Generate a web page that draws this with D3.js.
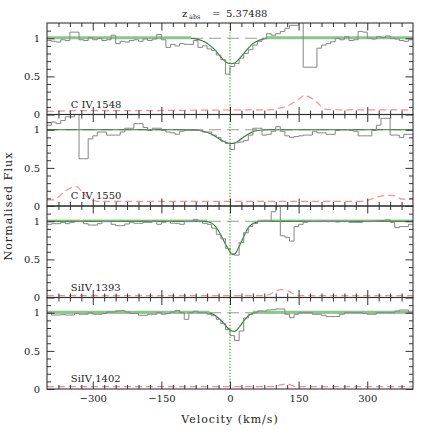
<!DOCTYPE html>
<html><head><meta charset="utf-8">
<script src="https://cdn.jsdelivr.net/npm/d3@7"></script>
<style>
body{margin:0;background:#fff;}
svg{display:block;}
text{font-family:"DejaVu Serif",serif;fill:#222;}
</style>
</head><body>
<svg id="c" width="436" height="436"></svg>
<script>
// ---------------- data ----------------
const zabs = "5.37488";
const ions = ["C IV 1548", "C IV 1550", "SiIV 1393", "SiIV 1402"];
const binStart = -400, binWidth = 10;
const velGrid = d3.range(binStart, 400, binWidth); // left edges of pixels
const continuumLevel = 1;

const flux1548 = [0.97,0.96,0.95,0.98,0.97,1.08,1.08,0.98,0.97,1.01,
  0.98,1.00,0.97,0.98,1.04,0.93,0.96,0.95,0.97,0.98,
  0.96,0.99,0.97,0.99,1.05,0.98,0.88,0.92,0.90,0.93,
  0.92,0.92,0.97,0.88,0.90,0.86,0.84,0.78,0.72,0.53,
  0.63,0.67,0.74,0.80,0.85,0.91,0.96,1.00,1.06,1.04,
  1.06,1.09,1.13,1.17,1.17,1.30,0.62,0.62,0.62,0.87,
  0.91,0.93,0.955,1.00,0.98,1.02,0.97,0.98,1.09,1.08,
  1.00,0.99,1.02,1.01,1.03,1.00,0.99,0.97,0.96,0.98];
const flux1550 = [1.06,1.10,1.08,1.12,1.17,1.17,1.30,0.62,0.62,0.88,
  0.92,0.97,0.97,0.93,0.93,0.93,0.97,1.02,1.02,1.08,
  1.08,1.03,0.99,1.02,1.02,0.99,0.97,0.96,0.94,0.98,
  0.99,0.99,0.99,0.99,0.97,0.97,0.93,0.90,0.85,0.82,
  0.74,0.83,0.84,0.86,0.93,1.02,1.02,0.93,0.94,0.98,
  1.04,0.98,0.92,0.90,0.91,0.92,0.93,0.93,0.98,0.96,
  0.96,0.94,0.94,0.99,1.00,1.00,0.99,0.98,0.92,0.92,
  0.92,0.99,1.06,1.15,1.15,0.93,0.93,0.90,0.94,0.94];
const flux1393 = [0.96,0.968,0.968,0.986,0.968,0.986,0.995,0.995,0.968,0.95,
  0.95,0.968,0.995,0.995,0.96,0.942,0.942,0.964,0.986,0.973,
  0.973,0.986,0.986,1.004,0.96,0.986,0.995,0.975,0.973,0.96,
  0.995,0.995,1.025,0.995,0.973,0.96,0.91,0.83,0.77,0.645,
  0.575,0.555,0.72,0.85,0.93,0.97,1.00,1.00,1.00,1.125,
  1.30,0.81,0.79,0.74,0.93,0.96,0.986,1.00,0.995,0.995,
  1.00,0.995,1.00,0.99,0.995,0.995,0.986,0.986,0.986,0.995,
  0.995,1.00,1.004,1.01,1.02,0.986,0.916,0.93,0.93,0.96];
const flux1402 = [1.00,0.97,0.97,0.975,0.97,0.97,0.99,0.98,0.98,1.00,
  0.98,0.98,0.99,1.01,1.01,1.025,1.03,1.01,0.99,0.99,
  0.966,0.966,0.98,0.98,1.00,0.98,0.99,1.01,1.03,1.00,
  0.914,1.00,1.02,1.00,1.00,0.98,0.96,0.914,0.86,0.78,
  0.70,0.635,0.76,0.93,0.98,1.00,1.023,1.023,1.036,1.04,
  1.05,1.05,0.98,0.936,0.98,1.00,1.00,1.00,0.98,0.98,
  0.966,0.95,0.95,0.95,0.98,1.00,1.00,1.00,1.00,0.99,
  0.98,0.98,1.00,1.00,1.00,1.00,1.023,1.036,1.036,1.00];

const err1548 = [[-400,0.04],[-370,0.045],[-340,0.05],[-200,0.05],[0,0.06],[90,0.06],[105,0.08],[120,0.1],[130,0.125],[148,0.19],[163,0.26],[178,0.215],[192,0.15],[203,0.085],[213,0.063],[300,0.06],[400,0.06]];
const err1550 = [[-400,0.08],[-385,0.08],[-374,0.12],[-363,0.183],[-352,0.227],[-341,0.26],[-333,0.25],[-323,0.183],[-312,0.118],[-301,0.075],[-290,0.06],[0,0.06],[290,0.06],[302,0.075],[320,0.118],[338,0.14],[352,0.14],[363,0.13],[374,0.09],[400,0.09]];
const err1393 = [[-400,0.024],[80,0.024],[90,0.05],[100,0.085],[110,0.105],[120,0.1],[130,0.08],[140,0.04],[150,0.024],[400,0.024]];
const err1402 = [[-400,0.03],[100,0.03],[110,0.055],[120,0.065],[130,0.06],[140,0.035],[150,0.03],[400,0.03]];

const model1548 = [[-400,1],[-90,1],[-70,0.985],[-55,0.95],[-45,0.91],[-35,0.86],[-25,0.79],[-15,0.72],[-5,0.675],[3,0.665],[10,0.675],[20,0.73],[30,0.8],[40,0.87],[50,0.93],[60,0.965],[70,0.985],[85,0.997],[100,1],[400,1]];
const model1550 = [[-400,1],[-90,1],[-70,0.995],[-55,0.975],[-45,0.955],[-35,0.925],[-25,0.885],[-15,0.85],[-5,0.825],[3,0.82],[10,0.825],[20,0.86],[30,0.905],[40,0.945],[50,0.975],[60,0.99],[70,0.997],[85,1],[400,1]];
const model1393 = [[-400,1],[-60,1],[-50,0.995],[-40,0.975],[-30,0.92],[-20,0.82],[-10,0.7],[0,0.6],[6,0.56],[12,0.58],[20,0.67],[30,0.8],[40,0.915],[50,0.97],[60,0.992],[70,1],[400,1]];
const model1402 = [[-400,1],[-55,1],[-45,0.995],[-35,0.975],[-25,0.93],[-15,0.87],[-5,0.8],[3,0.765],[10,0.755],[16,0.78],[25,0.85],[35,0.93],[45,0.98],[55,0.997],[65,1],[400,1]];

// continuum-fit ranges (light green band)
const band1548 = [[-400,-85],[80,400]];
const band1550 = [];
const band1393 = [[-400,-50],[60,400]];
const band1402 = [[-400,-45],[50,400]];
const bandOnTop = [true, false, false, true];
const bandLevel = 1.006;

const xMajor = [-300,-150,0,150,300];
const xMinor = d3.range(-375, 400, 25).filter(v => v % 150 !== 0);
const yMajor = [0, 0.5, 1];
const yMajorLabels = ["0", "0.5", "1"];
const yMinor = [0.1,0.2,0.3,0.4,0.6,0.7,0.8,0.9,1.1];

// ---------------- layout ----------------
const L = 47, R = 413, T = 23, B = 389;
const nP = 4, pH = (B - T) / nP;
const svg = d3.select("#c");
const x = d3.scaleLinear().domain([-400, 400]).range([L, R]);
const fmtX = d => d < 0 ? "\u2212" + Math.abs(d) : String(d);

const panels = [
  {label: ions[0], flux: flux1548, err: err1548, model: model1548, band: band1548},
  {label: ions[1], flux: flux1550, err: err1550, model: model1550, band: band1550},
  {label: ions[2], flux: flux1393, err: err1393, model: model1393, band: band1393},
  {label: ions[3], flux: flux1402, err: err1402, model: model1402, band: band1402}
];

const defs = svg.append("defs");

panels.forEach((p, i) => {
  const top = T + i * pH, bot = top + pH;
  const y = d3.scaleLinear().domain([0, 1.2]).range([bot, top]);
  const line = d3.line().x(d => x(d[0])).y(d => y(d[1]));
  const cid = "clip" + i;
  defs.append("clipPath").attr("id", cid).append("rect")
    .attr("x", L).attr("y", top).attr("width", R - L).attr("height", pH);
  const g = svg.append("g").attr("clip-path", `url(#${cid})`);

  const drawBand = (w, col) => p.band.forEach(r => {
    g.append("path").datum([[r[0], bandLevel], [r[1], bandLevel]])
      .attr("d", line).attr("fill", "none")
      .attr("stroke", col).attr("stroke-width", w);
  });

  if (!bandOnTop[i]) drawBand(2.6, "#a0d0a0");
  // dashed unit continuum
  g.append("path").datum([[-400, continuumLevel], [400, continuumLevel]])
    .attr("d", line).attr("fill", "none")
    .attr("stroke", "#9a9a9a").attr("stroke-width", 1)
    .attr("stroke-dasharray", "12,6");
  // error spectrum
  g.append("path").datum(p.err)
    .attr("d", line).attr("fill", "none")
    .attr("stroke", "#ff8c8c").attr("stroke-width", 1.2)
    .attr("stroke-dasharray", "7,4");
  // model
  g.append("path").datum(p.model)
    .attr("d", d3.line().curve(d3.curveMonotoneX).x(d => x(d[0])).y(d => y(d[1])))
    .attr("fill", "none").attr("stroke", "#2b7d2b").attr("stroke-width", 1.1);
  if (bandOnTop[i]) drawBand(3, "#8cc68c");
  // flux histogram
  const pts = velGrid.map((v, j) => [v, p.flux[j]]);
  pts.push([400, p.flux[p.flux.length - 1]]);
  g.append("path").datum(pts)
    .attr("d", d3.line().curve(d3.curveStepAfter).x(d => x(d[0])).y(d => y(d[1])))
    .attr("fill", "none").attr("stroke", "#858585").attr("stroke-width", 1);
  // zero velocity
  g.append("path").datum([[0, 0], [0, 1.2]])
    .attr("d", line).attr("fill", "none")
    .attr("stroke", "#2ca02c").attr("stroke-width", 1.1)
    .attr("stroke-dasharray", "1.2,1.8");

  // axes
  const ax = svg.append("g").attr("class", "ax");
  const mk = (axis, tr) => {
    const a = ax.append("g").attr("transform", tr).call(axis);
    a.select(".domain").remove();
    a.selectAll("line").attr("stroke", "#333");
    a.selectAll("text").attr("fill", "#222")
      .style("font-family", '"DejaVu Serif",serif').style("font-size", "10px");
    return a;
  };
  mk(d3.axisBottom(x).tickValues(xMinor).tickSize(-4).tickFormat(""), `translate(0,${bot})`);
  mk(d3.axisTop(x).tickValues(xMinor).tickSize(-4).tickFormat(""), `translate(0,${top})`);
  mk(d3.axisTop(x).tickValues(xMajor).tickSize(-7.5).tickFormat(""), `translate(0,${top})`);
  mk(d3.axisBottom(x).tickValues(xMajor).tickSize(-7.5).tickPadding(6)
      .tickFormat(i === nP - 1 ? fmtX : ""), `translate(0,${bot})`);
  mk(d3.axisLeft(y).tickValues(yMinor).tickSize(-4).tickFormat(""), `translate(${L},0)`);
  mk(d3.axisRight(y).tickValues(yMinor).tickSize(-4).tickFormat(""), `translate(${R},0)`);
  mk(d3.axisRight(y).tickValues(yMajor).tickSize(-7.5).tickFormat(""), `translate(${R},0)`);
  mk(d3.axisLeft(y).tickValues(yMajor).tickSize(-7.5).tickPadding(7)
      .tickFormat((d, k) => yMajorLabels[k]), `translate(${L},0)`);

  // frame
  svg.append("rect").attr("x", L).attr("y", top).attr("width", R - L).attr("height", pH)
    .attr("fill", "none").attr("stroke", "#333").attr("stroke-width", 1.1);

  // ion label
  svg.append("text").attr("x", x(-348)).attr("y", y(0.09))
    .style("font-size", "10px").text(p.label);
});

// title
const t = svg.append("g");
t.append("text").attr("x", 182).attr("y", 16.5).style("font-size", "10px").text("z");
t.append("text").attr("x", 189).attr("y", 18.5).style("font-size", "6.5px").text("abs");
t.append("text").attr("x", 212).attr("y", 16.5).style("font-size", "10px").text("=");
t.append("text").attr("x", 226).attr("y", 16.5).style("font-size", "10px").text(zabs);

// axis titles
svg.append("text").attr("x", x(0)).attr("y", 423).attr("text-anchor", "middle")
  .style("font-size", "11px").style("letter-spacing", "1px").text("Velocity (km/s)");
svg.append("text").attr("transform", `translate(12,${(T + B) / 2}) rotate(-90)`)
  .attr("text-anchor", "middle").style("font-size", "11px").style("letter-spacing", "1.1px")
  .text("Normalised Flux");
</script>
</body></html>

----

▶ **Written request**
The lines from the start of the data through the line that contains "const continuumLevel = 1;" are to be returned exactly, please, with both ends included and every picture left out.

▶ **Full answer**
Generate a web page that draws this with D3.js.
<!DOCTYPE html>
<html><head><meta charset="utf-8">
<script src="https://cdn.jsdelivr.net/npm/d3@7"></script>
<style>
body{margin:0;background:#fff;}
svg{display:block;}
text{font-family:"DejaVu Serif",serif;fill:#222;}
</style>
</head><body>
<svg id="c" width="436" height="436"></svg>
<script>
// ---------------- data ----------------
const zabs = "5.37488";
const ions = ["C IV 1548", "C IV 1550", "SiIV 1393", "SiIV 1402"];
const binStart = -400, binWidth = 10;
const velGrid = d3.range(binStart, 400, binWidth); // left edges of pixels
const continuumLevel = 1;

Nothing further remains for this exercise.